That said, the appropriate way to deal with this is in tree-vect-patterns.cc
where there already is vect_recog_rotate_pattern that should be detected
so the above hunk shouldn't be necessary - instead eventually the
pattern recognition routine needs improving?

Thanks,
Richard.


>
> 2022-05-30  Roger Sayle  <roger@nextmovesoftware.com>
>
> gcc/ChangeLog
>         * match.pd (convert (lshift @1 INTEGER_CST@2)): Narrow integer
>         left shifts by a constant when the result is truncated, and the
>         shift constant is well-defined for the narrower mode.
>         * tree-vect-stmts.cc (vectorizable_shift): Rotations by
>         constants are vectorizable, if the backend supports logical
>         shifts and IOR logical operations in the required vector mode.
>
> gcc/testsuite/ChangeLog
>         * gcc.dg/fold-convlshift-4.c: New test case.
>         * gcc.dg/optimize-bswaphi-1.c: Update found bswap count.
>         * gcc.dg/tree-ssa/pr61839_3.c: Shift is now optimized before VRP.
>         * gcc.dg/vect/vect-over-widen-1-big-array.c: Remove obsolete tests.
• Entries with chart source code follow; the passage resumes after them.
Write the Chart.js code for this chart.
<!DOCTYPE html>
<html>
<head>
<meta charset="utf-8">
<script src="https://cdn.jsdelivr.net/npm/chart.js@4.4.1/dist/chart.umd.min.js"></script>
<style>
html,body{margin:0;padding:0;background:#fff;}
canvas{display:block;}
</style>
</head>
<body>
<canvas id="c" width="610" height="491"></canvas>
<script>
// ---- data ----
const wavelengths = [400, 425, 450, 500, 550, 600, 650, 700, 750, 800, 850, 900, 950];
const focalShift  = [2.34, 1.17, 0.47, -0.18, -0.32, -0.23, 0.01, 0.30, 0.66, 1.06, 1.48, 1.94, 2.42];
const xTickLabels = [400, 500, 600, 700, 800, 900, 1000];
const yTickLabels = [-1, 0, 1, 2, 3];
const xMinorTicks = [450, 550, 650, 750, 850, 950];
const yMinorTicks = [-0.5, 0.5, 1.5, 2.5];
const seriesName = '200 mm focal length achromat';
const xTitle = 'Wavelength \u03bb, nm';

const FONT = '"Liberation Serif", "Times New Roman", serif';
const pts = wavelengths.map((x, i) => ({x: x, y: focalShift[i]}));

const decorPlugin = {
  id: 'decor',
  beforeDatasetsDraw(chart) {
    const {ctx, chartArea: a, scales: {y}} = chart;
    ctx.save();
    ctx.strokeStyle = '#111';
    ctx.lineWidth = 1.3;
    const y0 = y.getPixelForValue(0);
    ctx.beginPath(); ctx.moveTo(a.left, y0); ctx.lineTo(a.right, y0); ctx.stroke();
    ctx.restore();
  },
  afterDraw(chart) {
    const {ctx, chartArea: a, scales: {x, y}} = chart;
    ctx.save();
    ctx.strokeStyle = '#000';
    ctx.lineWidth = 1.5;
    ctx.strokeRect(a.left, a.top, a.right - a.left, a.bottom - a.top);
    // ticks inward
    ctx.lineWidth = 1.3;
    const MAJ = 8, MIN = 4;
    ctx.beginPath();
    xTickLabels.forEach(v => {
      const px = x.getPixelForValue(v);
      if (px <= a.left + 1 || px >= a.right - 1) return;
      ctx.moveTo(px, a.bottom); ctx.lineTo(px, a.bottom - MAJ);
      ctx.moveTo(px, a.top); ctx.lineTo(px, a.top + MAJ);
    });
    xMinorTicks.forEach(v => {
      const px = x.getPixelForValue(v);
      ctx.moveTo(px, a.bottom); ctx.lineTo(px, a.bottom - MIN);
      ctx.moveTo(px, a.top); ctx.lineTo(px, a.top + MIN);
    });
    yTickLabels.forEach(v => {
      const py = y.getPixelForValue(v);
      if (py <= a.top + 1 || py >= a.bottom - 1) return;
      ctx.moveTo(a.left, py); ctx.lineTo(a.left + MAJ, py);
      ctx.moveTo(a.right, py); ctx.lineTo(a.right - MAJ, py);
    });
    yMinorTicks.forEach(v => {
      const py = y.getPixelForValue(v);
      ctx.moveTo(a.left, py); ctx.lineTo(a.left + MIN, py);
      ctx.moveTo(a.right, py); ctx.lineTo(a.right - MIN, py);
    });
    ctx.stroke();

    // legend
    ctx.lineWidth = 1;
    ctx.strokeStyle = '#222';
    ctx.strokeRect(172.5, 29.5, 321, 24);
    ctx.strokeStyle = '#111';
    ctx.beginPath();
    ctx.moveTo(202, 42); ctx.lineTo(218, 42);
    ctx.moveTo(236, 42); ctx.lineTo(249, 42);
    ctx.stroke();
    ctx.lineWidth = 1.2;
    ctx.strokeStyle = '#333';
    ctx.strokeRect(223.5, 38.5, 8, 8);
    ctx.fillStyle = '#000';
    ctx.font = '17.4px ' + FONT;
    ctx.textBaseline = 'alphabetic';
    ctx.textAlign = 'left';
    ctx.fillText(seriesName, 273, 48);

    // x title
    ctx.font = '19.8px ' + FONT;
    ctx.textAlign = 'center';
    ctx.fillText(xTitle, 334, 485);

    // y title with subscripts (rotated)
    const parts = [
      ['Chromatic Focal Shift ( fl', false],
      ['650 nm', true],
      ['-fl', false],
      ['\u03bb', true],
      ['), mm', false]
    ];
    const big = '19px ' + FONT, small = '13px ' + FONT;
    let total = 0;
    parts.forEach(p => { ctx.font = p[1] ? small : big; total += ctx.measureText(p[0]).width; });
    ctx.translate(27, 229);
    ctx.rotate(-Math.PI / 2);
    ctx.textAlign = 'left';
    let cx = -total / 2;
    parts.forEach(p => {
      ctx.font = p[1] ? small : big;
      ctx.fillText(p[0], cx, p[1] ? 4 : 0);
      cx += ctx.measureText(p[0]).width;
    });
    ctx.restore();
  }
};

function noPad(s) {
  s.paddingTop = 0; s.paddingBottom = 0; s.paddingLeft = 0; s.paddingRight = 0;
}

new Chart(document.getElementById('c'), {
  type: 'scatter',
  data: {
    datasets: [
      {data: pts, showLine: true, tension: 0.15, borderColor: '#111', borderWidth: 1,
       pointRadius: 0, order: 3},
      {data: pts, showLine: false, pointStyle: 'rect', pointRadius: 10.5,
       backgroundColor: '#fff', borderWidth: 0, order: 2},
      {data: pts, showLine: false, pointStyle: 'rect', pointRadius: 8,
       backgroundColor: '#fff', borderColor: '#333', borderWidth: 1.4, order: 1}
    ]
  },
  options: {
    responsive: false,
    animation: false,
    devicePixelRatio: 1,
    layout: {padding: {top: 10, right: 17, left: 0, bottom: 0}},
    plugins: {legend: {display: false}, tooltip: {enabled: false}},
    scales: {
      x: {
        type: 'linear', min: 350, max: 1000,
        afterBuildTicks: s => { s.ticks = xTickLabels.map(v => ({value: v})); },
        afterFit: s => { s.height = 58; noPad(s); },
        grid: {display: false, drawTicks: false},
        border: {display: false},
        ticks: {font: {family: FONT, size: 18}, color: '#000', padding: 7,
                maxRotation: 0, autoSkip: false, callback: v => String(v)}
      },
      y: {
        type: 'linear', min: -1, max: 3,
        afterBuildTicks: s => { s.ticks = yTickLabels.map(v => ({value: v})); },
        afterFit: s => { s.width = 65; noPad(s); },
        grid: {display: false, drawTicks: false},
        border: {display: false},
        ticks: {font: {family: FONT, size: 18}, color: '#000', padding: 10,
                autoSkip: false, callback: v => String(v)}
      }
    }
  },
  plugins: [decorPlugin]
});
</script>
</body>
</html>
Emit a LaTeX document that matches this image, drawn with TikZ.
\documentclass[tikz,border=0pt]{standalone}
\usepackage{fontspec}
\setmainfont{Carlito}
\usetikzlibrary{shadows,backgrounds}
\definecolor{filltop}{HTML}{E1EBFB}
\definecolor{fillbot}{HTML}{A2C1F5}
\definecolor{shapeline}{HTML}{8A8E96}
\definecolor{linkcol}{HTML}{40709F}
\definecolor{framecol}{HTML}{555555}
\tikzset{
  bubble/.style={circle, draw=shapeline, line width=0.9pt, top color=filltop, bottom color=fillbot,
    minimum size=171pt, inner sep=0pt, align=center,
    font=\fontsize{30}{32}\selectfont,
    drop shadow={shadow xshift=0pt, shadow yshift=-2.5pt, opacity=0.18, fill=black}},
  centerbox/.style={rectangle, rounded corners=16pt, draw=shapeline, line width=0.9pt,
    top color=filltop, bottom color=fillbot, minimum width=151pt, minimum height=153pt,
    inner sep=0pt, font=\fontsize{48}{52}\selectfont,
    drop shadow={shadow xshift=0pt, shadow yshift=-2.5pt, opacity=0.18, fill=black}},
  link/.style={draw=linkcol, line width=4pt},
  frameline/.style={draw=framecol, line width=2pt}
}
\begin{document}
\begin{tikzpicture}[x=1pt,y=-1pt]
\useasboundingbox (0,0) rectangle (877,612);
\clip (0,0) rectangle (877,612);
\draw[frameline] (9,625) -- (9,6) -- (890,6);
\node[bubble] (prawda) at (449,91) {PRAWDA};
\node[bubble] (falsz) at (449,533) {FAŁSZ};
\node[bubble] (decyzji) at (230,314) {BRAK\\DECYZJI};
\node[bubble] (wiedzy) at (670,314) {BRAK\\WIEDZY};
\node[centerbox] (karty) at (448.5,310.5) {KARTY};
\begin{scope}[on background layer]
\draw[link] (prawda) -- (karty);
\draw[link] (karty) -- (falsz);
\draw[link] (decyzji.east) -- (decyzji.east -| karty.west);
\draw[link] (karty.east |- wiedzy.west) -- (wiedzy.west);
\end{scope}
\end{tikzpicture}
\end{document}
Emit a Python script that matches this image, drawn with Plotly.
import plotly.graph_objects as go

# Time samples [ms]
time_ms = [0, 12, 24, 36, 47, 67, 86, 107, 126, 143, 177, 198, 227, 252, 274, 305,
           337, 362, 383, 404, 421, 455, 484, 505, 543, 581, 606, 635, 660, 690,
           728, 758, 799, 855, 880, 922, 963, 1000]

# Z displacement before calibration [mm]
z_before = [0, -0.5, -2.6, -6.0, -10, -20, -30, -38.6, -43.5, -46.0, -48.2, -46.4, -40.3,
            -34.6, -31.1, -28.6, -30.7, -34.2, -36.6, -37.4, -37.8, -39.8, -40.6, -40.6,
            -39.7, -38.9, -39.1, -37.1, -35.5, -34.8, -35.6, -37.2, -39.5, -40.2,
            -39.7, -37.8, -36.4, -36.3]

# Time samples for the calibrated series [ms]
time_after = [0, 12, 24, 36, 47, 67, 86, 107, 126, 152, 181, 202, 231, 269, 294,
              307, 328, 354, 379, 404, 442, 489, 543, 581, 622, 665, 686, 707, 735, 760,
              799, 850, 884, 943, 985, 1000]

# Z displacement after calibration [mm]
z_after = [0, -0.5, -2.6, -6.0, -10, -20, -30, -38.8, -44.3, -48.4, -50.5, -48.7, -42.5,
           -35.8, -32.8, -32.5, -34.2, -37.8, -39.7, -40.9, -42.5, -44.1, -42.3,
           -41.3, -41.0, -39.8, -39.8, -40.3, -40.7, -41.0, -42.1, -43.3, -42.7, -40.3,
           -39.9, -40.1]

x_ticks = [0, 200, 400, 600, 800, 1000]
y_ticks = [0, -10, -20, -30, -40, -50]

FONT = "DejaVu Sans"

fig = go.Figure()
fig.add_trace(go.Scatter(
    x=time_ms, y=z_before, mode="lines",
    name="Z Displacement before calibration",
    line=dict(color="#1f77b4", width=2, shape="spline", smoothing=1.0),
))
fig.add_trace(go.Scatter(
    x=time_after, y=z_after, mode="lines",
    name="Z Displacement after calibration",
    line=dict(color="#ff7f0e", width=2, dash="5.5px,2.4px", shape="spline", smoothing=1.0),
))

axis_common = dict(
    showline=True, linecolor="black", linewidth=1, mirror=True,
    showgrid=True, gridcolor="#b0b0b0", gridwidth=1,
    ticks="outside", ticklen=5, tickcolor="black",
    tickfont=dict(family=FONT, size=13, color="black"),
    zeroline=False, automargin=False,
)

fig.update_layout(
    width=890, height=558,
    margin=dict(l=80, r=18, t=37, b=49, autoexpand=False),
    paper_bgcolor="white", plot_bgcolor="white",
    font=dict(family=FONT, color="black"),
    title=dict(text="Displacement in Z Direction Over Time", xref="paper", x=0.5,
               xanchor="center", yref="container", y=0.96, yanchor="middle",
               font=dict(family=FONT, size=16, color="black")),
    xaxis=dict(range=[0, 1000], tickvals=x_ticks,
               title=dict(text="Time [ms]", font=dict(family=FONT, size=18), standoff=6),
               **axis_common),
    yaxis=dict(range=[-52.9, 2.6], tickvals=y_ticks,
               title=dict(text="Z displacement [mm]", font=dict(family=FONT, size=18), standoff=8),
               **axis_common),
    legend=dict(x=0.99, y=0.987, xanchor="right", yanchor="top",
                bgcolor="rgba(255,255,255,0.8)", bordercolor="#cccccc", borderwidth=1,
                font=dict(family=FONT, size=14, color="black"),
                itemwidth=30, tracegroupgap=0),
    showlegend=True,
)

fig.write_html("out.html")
>         * gcc.dg/vect/vect-over-widen-1.c: Likewise.
>         * gcc.dg/vect/vect-over-widen-3-big-array.c: Likewise.
>         * gcc.dg/vect/vect-over-widen-3.c: Likewise.
>         * gcc.dg/vect/vect-over-widen-4-big-array.c: Likewise.
>         * gcc.dg/vect/vect-over-widen-4.c: Likewise.
>
>
> Thanks in advance,
> Roger
> --
>